-- START OF COLLECTED MATERIAL --

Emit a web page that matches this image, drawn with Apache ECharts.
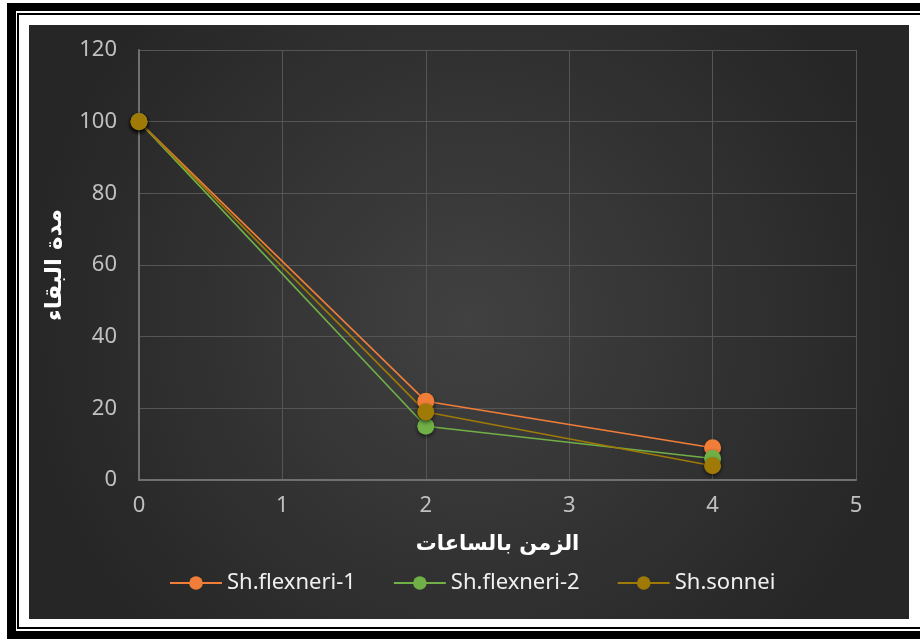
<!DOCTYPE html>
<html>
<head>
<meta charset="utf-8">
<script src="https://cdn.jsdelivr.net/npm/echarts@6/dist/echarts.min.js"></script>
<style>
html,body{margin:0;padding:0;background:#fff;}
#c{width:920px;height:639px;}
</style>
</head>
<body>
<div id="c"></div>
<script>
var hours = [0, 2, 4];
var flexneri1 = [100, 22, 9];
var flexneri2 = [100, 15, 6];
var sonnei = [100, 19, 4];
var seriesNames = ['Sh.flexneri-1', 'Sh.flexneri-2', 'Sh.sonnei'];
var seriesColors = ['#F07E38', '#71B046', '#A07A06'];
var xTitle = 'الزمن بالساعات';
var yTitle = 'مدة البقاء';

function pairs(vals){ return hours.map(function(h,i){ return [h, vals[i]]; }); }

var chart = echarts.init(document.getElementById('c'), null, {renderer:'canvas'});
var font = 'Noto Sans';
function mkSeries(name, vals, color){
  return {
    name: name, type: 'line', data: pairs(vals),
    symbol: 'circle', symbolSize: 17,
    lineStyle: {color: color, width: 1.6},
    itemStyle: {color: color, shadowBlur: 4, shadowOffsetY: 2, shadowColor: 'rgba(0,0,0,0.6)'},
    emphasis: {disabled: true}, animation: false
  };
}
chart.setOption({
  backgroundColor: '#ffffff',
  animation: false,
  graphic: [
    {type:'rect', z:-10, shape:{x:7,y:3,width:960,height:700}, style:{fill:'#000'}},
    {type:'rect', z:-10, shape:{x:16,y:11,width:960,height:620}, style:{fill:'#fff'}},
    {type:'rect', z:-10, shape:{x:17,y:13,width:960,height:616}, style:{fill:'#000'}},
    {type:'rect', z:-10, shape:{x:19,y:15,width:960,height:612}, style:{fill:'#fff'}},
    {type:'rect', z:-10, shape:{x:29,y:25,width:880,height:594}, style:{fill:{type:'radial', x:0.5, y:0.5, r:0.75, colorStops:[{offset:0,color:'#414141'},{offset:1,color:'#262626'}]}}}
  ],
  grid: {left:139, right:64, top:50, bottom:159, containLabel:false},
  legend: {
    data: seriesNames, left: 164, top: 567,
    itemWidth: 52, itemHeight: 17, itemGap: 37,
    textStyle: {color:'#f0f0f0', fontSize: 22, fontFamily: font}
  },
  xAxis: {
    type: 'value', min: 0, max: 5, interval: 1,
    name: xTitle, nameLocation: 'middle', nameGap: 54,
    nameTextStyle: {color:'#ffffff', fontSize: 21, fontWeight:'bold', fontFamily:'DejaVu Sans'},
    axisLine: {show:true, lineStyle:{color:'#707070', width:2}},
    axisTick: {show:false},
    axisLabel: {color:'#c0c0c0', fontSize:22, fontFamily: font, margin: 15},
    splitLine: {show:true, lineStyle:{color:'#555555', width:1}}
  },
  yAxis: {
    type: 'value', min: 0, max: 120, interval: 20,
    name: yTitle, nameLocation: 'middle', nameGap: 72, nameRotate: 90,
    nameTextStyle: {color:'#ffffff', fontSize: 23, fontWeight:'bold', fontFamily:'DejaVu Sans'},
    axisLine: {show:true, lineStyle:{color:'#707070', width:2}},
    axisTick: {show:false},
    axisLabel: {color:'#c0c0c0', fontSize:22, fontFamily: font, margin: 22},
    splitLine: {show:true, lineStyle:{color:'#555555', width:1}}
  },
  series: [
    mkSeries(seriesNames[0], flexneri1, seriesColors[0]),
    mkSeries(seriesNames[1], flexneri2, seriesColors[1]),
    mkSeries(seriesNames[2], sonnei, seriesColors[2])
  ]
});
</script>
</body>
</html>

-- END OF COLLECTED MATERIAL --

### DIRECTIONS FOR THIS TASK:
Print the data above verbatim from the first line through the line holding "return [h, vals[i]];", leaving every picture out.

### RESPONSE TO THE EXERCISE:
Emit a web page that matches this image, drawn with Apache ECharts.
<!DOCTYPE html>
<html>
<head>
<meta charset="utf-8">
<script src="https://cdn.jsdelivr.net/npm/echarts@6/dist/echarts.min.js"></script>
<style>
html,body{margin:0;padding:0;background:#fff;}
#c{width:920px;height:639px;}
</style>
</head>
<body>
<div id="c"></div>
<script>
var hours = [0, 2, 4];
var flexneri1 = [100, 22, 9];
var flexneri2 = [100, 15, 6];
var sonnei = [100, 19, 4];
var seriesNames = ['Sh.flexneri-1', 'Sh.flexneri-2', 'Sh.sonnei'];
var seriesColors = ['#F07E38', '#71B046', '#A07A06'];
var xTitle = 'الزمن بالساعات';
var yTitle = 'مدة البقاء';

function pairs(vals){ return hours.map(function(h,i){ return [h, vals[i]]; }); }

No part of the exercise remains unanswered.